IVR (UK) Limited documentation
Certification of Trained Operators
Upon successful completion of the training and/or assessment each operator will be issued with a certificate of achievement to the required standard.
Where assessment only has taken place the instructor must obtain evidence of prior learning and provide IVR (UK) (The Administrator) with copies of that evidence.
Certificates will contain the following information: -
- Name of trainee
- Name of trainee's employer
- Dates and duration of training given
- Type/s of training given (basic, skills/specific, job/conversion, refresher), or if assessment only was carried out
- Vehicle type and description
- Ancillaries included during training, where applicable
- Date of assessment
- Instructors and examiners name/s and signature/s and registered number
Registration on to the scheme
Where recovery companies are operating under NHSS 17 and have a contract with the Highways Agency, through the National Vehicle Recovery Manager, they will be required to register trained employees through the scheme administrator, IVR (UK). Companies/individuals will pay a one off registration fee which will register them to the system and provide them with a skills card outlining the modules they have achieved. The minimum achievement for a skills card to be issued will be the ‘Core Modules’. However, even companies not providing services the HA may wish to register their technicians and provide them with a skills card.
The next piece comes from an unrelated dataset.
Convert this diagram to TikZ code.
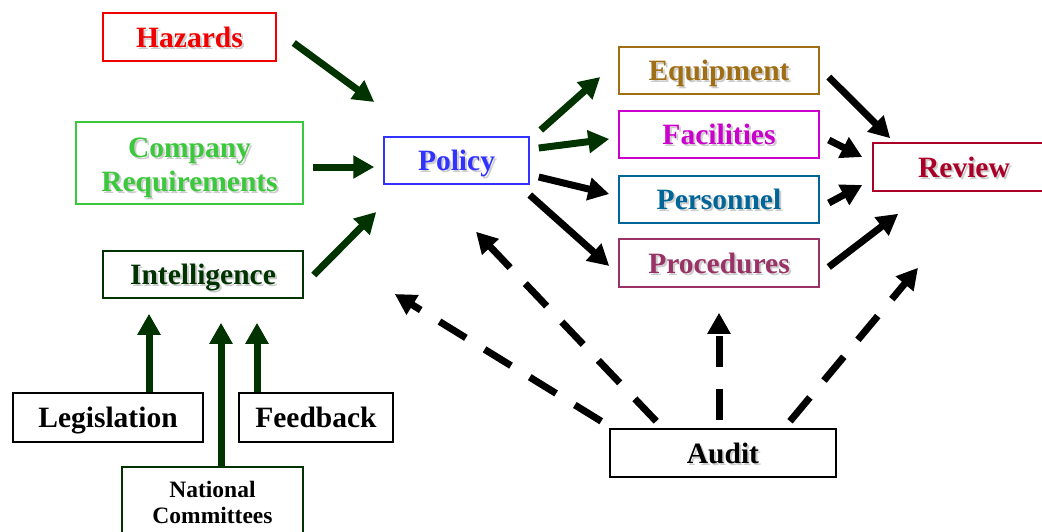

In addition to certification, employers are also required to keep records of training, which should contain full details including: -
- Company name and address
- Name of training organisation, where applicable
- Employee's full name
- Type/duration and dates of training and tests
- Instructor/examiner name/s and registered number
- Vehicle type/model/ancillaries
Note: HSE inspectors or EHO inspectors may require an employer to produce certificates and training records.
Written Authorisation to Operate
Employers are required to issue written authorisation to operators of recovery vehicles, and no operator should be permitted to use a vehicle unsupervised unless such authorisation has been issued.
Written authorisation should only be issued to operators who have successfully completed all stages of training, and should only cover the specific vehicles on which training has been given.
The authorisation should identify the vehicle, special ancillaries, date of authorisation, and in addition to stating the operator’s name, it should also include the name and signature of the issuing person.